Anybody else would have spent much of the film unsuccessfully
attempting to sort out how much truth is in the legend. Herzog simply
presents the legend through a variety of voices. These range from
scholars and musicians to a cook’s hysterical wife, who continually
blurts, “Diablo!” as the cook discusses and prepares some of that 120 course feast.
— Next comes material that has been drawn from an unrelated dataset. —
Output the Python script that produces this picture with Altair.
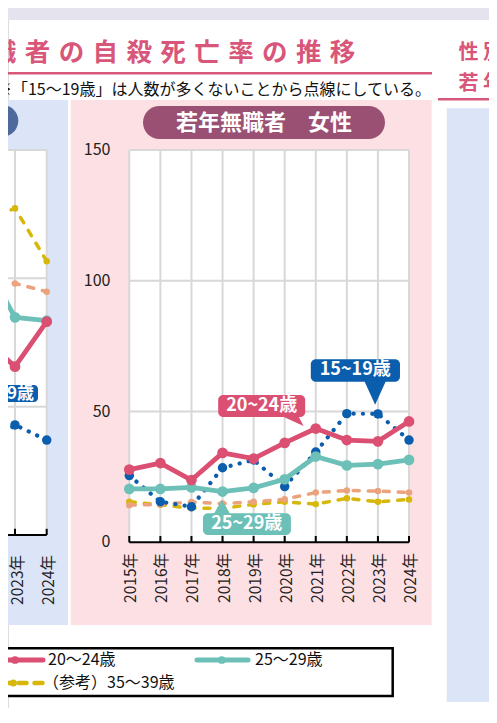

Another interesting aspect of the documentary is that several scenes
are obviously staged, and it’s meant to be obvious. So this is a
documentary that is subtly upfront about being largely unconcerned with
the truth. This approach allows Death for Five Voices to
perfectly capture the subject, which is an impenetrable alloy of myths,
facts and uncertainties, (like Herzog’s own life). Also, it’s “ha ha”
Special Ruthless Ratings:
- Film Overall: 9
- Number of Biers needed to make it a ten: 2
- Number of times the movie was paused to do something else: 0
- Number of times the annoying soundtrack made you reach for your knife: 0
- Number of times the beautiful music sent you to Half.com with credit card in hand: 1
- Number of times you thought that ‘Gesualdo’ is a rad name: 6
- Had you ever heard of Gesualdo before seeing the movie? Yes.
- Honestly? Yes.
- Ok, smart guy, had you ever heard of Gesualdo before hearing about this movie? Uh… I had heard of Wagner.
- That’s not very impressive: Well, try to remember, I was educated in America. California, no less.
- That was improper punctuation: See?
- Back to the topic at hand, why is Herzog rarely mentioned in
the same breath as Kubrick, Kurosawa, Bergman, etc: Because nobody else
is as smart as me.
- That was grammatically incorrect: Be quiet.